Overgang naar dezelfde wet Is toegestaan. Voorwaarde:
I. Ambtenaar moet bevoegd zijn voor zowel de controle- als de
opsporingsbevoegdheid (BOA heeft bijvoorbeeld beperkte bevoegdheden).
- Voortgezette toepassing: bezig bent met de uitoefening van een bestuurlijke
controlebevoegdheid. Bijvoorbeeld stopzetten auto op basis van
Wegensverkeerswet. Waarna je bij het aantreffen voor drugs deze in beslag wilt
nemen op basis van de Opiumwet. Overgang naar andere wet is toegestaan
(Geweer-arrest). Voorwaarden:
- Ambtenaar moet bevoegd zijn voor zowel de controle- als de
opsporingsbevoegdheid (BOA heeft bijvoorbeeld beperkte bevoegdheden).
- Geen misbruik van recht. In de praktijk komt dat er meestal op neer dat je
strafvorderlijke bevoegdheid per toeval nodig hebt. Je treft per toeval drugs aan.
Dynamische verkeerscontrole: twee kritiekpunten. Zie ook de uitspraak in het
jurisprudentiedocument
1. Lastig optreden politie te controlen. Hoe uitgebreid schrijft de politie uitgebreid zijn
handelingen in het proces-verbaal. Dan kun je makkelijker/sneller vaststellen of de
bestuurlijke bevoegdheid enkel is gebruikt voor opsporing.

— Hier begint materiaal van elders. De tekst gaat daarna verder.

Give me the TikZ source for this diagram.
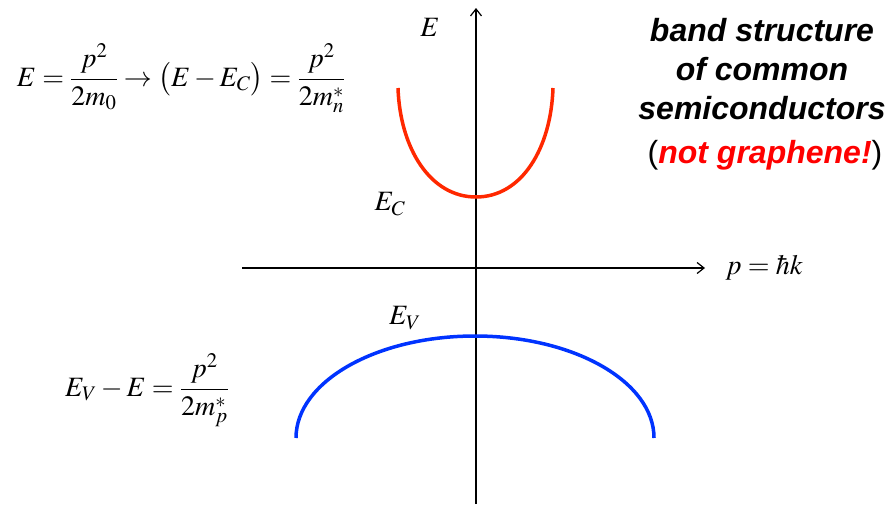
\documentclass[tikz,border=0pt]{standalone}
\usepackage{amsmath}
\usepackage{mathptmx}
\usepackage{fontspec}
\setmainfont{Liberation Serif}
\newfontfamily\titlefont{Liberation Sans}
\usetikzlibrary{arrows.meta}

\definecolor{bandred}{RGB}{255,40,0}
\definecolor{bandblue}{RGB}{0,51,255}

\begin{document}
\begin{tikzpicture}[x=1pt, y=-1pt,
    axis/.style={line width=1.2pt, -{Straight Barb[length=7pt, width=11pt, line width=1.2pt]}},
    band/.style={line width=3.5pt},
    eqn/.style={font=\fontsize{28}{32}\selectfont},
    heading/.style={font=\titlefont\bfseries\itshape\fontsize{32}{39}\selectfont, align=center}]
    \useasboundingbox (0,0) rectangle (893,504);

    % Axes
    \coordinate (ebot) at (476,504);
    \coordinate (etop) at (476,8);
    \coordinate (pleft) at (242,268);
    \coordinate (pright) at (705,268);
    \draw[axis] (ebot) -- (etop);
    \draw[axis] (pleft) -- (pright);
    \node[eqn] (elabel) at (430,27) {$E$};
    \node[eqn, anchor=west] (plabel) at (722,268) {$p=\hbar k$};

    % Conduction band
    \coordinate (cleft) at (398,88);
    \coordinate (cmin) at (476,197);
    \coordinate (cright) at (553,88);
    \draw[band, bandred] (cleft) .. controls (400,148) and (430,197) .. (cmin)
        .. controls (522,197) and (551,148) .. (cright);
    \node[eqn] (eclabel) at (390,204) {$E_C$};

    % Valence band
    \draw[band, bandblue] (296,438) arc[start angle=180, end angle=360, x radius=179, y radius=102];
    \node[eqn] (evlabel) at (405,318) {$E_V$};

    % Dispersion relations
    \node[eqn] (condeq) at (181,78)
        {$E=\dfrac{p^2}{2m_0}\rightarrow\bigl(E-E_C\bigr)=\dfrac{p^2}{2m_n^*}$};
    \node[eqn] (valeq) at (147,390) {$E_V-E=\dfrac{p^2}{2m_p^*}$};

    % Title
    \node[heading] (title) at (762,69) {band structure\\of common\\semiconductors};
    \node[heading] (note) at (765,155)
        {\textup{\mdseries(}\textcolor{red}{not graphene!}\textup{\mdseries)}};
\end{tikzpicture}
\end{document}
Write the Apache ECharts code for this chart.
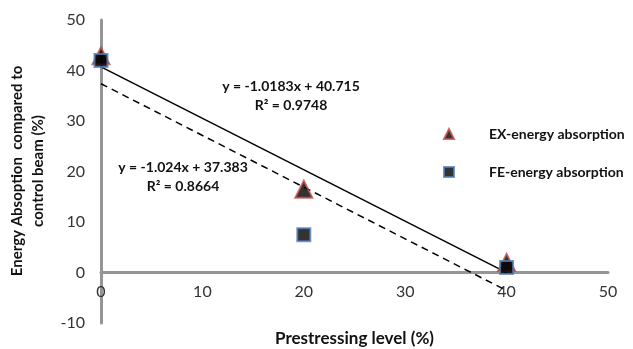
<!DOCTYPE html>
<html>
<head>
<meta charset="utf-8">
<script src="https://cdn.jsdelivr.net/npm/echarts@6/dist/echarts.min.js"></script>
<style>
  html, body { margin: 0; padding: 0; background: #fff; }
  #chart { width: 633px; height: 349px; }
</style>
</head>
<body>
<div id="chart"></div>
<script>
// prestressing levels (%)
const levels = [0, 20, 40];
// energy absorption relative to control beam (%)
const exValues = [42.9, 16.5, 2.0];
const feValues = [42.0, 7.5, 1.0];
// trendline equations as printed on the chart
const exFit = { slope: -1.0183, intercept: 40.715, r2: 0.9748 };
const feFit = { slope: -1.024, intercept: 37.383, r2: 0.8664 };
const xTicks = [0, 10, 20, 30, 40, 50];
const yTicks = [-10, 0, 10, 20, 30, 40, 50];

const font = "Lato, 'Open Sans', sans-serif";

function pairs(xs, ys) {
  return xs.map((x, i) => [x, ys[i]]);
}
function fitLine(fit) {
  const x0 = levels[0], x1 = levels[levels.length - 1];
  return [[x0, fit.slope * x0 + fit.intercept], [x1, fit.slope * x1 + fit.intercept]];
}

const chart = echarts.init(document.getElementById("chart"));

// x axis sits on y = 0, which is 1/6 of the plot height above the bottom
const plotH = 349 - 20 - 26;
const zeroOffset = plotH * (0 - yTicks[0]) / (yTicks[yTicks.length - 1] - yTicks[0]);

chart.setOption({
  animation: false,
  backgroundColor: "#fff",
  grid: { left: 101, right: 25, top: 20, bottom: 26, containLabel: false, outerBoundsMode: "none" },
  xAxis: {
    type: "value",
    min: xTicks[0],
    max: xTicks[xTicks.length - 1],
    interval: 10,
    offset: -zeroOffset,
    axisLine: { onZero: false, lineStyle: { color: "#959595", width: 3 } },
    axisTick: { show: false },
    splitLine: { show: false },
    axisLabel: { color: "#333", fontFamily: font, fontSize: 16, margin: 11 },
    name: "Prestressing level (%)",
    nameLocation: "middle",
    nameGap: 58,
    nameTextStyle: { color: "#111", fontFamily: font, fontSize: 17, fontWeight: "bold" }
  },
  yAxis: {
    type: "value",
    min: yTicks[0],
    max: yTicks[yTicks.length - 1],
    interval: 10,
    axisLine: { onZero: false, lineStyle: { color: "#959595", width: 3 } },
    axisTick: { show: false },
    splitLine: { show: false },
    axisLabel: { color: "#333", fontFamily: font, fontSize: 16, margin: 16 }
  },
  legend: {
    orient: "vertical",
    left: 438,
    top: 122,
    itemWidth: 10,
    itemHeight: 10,
    itemGap: 24,
    data: ["EX-energy absorption", "FE-energy absorption"],
    textStyle: { color: "#111", fontFamily: font, fontSize: 14, fontWeight: "bold", padding: [0, 0, 0, 30] }
  },
  graphic: [
    {
      type: "text", x: 28, y: 171, rotation: Math.PI / 2,
      style: {
        text: "Energy Absoption  compared to\ncontrol beam (%)",
        x: 0, y: 0, align: "center", verticalAlign: "middle",
        font: "bold 15px " + font, fill: "#111", lineHeight: 21
      }
    },
    {
      type: "text", x: 291, y: 96,
      style: {
        text: "y = " + exFit.slope + "x + " + exFit.intercept + "\nR\u00b2 = " + exFit.r2,
        align: "center", verticalAlign: "middle",
        font: "bold 14px " + font, fill: "#111", lineHeight: 19
      }
    },
    {
      type: "text", x: 183, y: 177,
      style: {
        text: "y = " + feFit.slope + "x + " + feFit.intercept + "\nR\u00b2 = " + feFit.r2,
        align: "center", verticalAlign: "middle",
        font: "bold 14px " + font, fill: "#111", lineHeight: 19
      }
    }
  ],
  series: [
    {
      name: "EX trend",
      type: "line",
      data: fitLine(exFit),
      symbol: "none",
      lineStyle: { color: "#000", width: 1.5 },
      z: 1
    },
    {
      name: "FE trend",
      type: "line",
      data: fitLine(feFit),
      symbol: "none",
      lineStyle: { color: "#000", width: 1.5, type: [7, 5] },
      z: 1
    },
    {
      name: "EX-energy absorption",
      type: "scatter",
      data: pairs(levels, exValues),
      symbol: "triangle",
      symbolSize: 17,
      itemStyle: { color: "#000", borderColor: "#c0504d", borderWidth: 2 },
      z: 3
    },
    {
      name: "FE-energy absorption",
      type: "scatter",
      data: pairs(levels, feValues),
      symbol: "rect",
      symbolSize: 13,
      itemStyle: { color: "#000", borderColor: "#4f81bd", borderWidth: 2 },
      z: 4
    }
  ]
});
</script>
</body>
</html>
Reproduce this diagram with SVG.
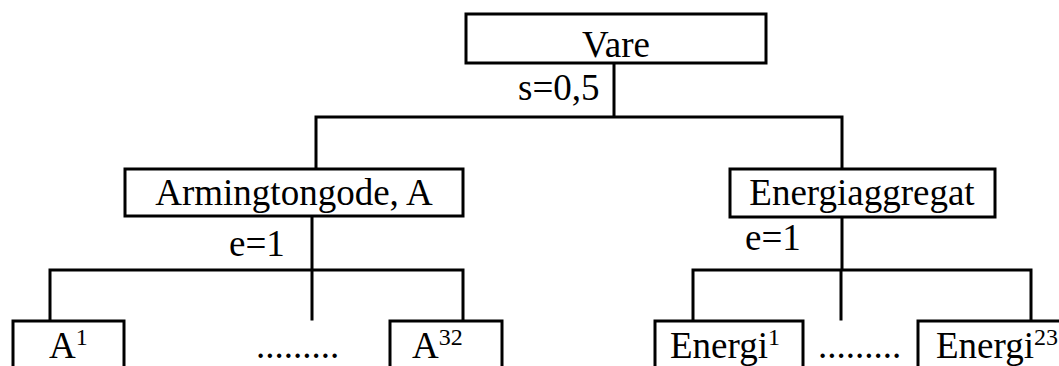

2. Zeker bij dynamische verkeerscontroles de wijze van selectie problematisch is. Er
wordt geslecteerd op basis van verschillende risico kenmerken van personen die in
ieder geval worden verondersteld crimineel actief te zijn. Dat levert spanning op met
het uitgangspunt in het bestuursrecht van willekeurige selectie. Bij dynamische
verkeerscontrole worden bepaalde personen, goederen of panden gecontroleerd.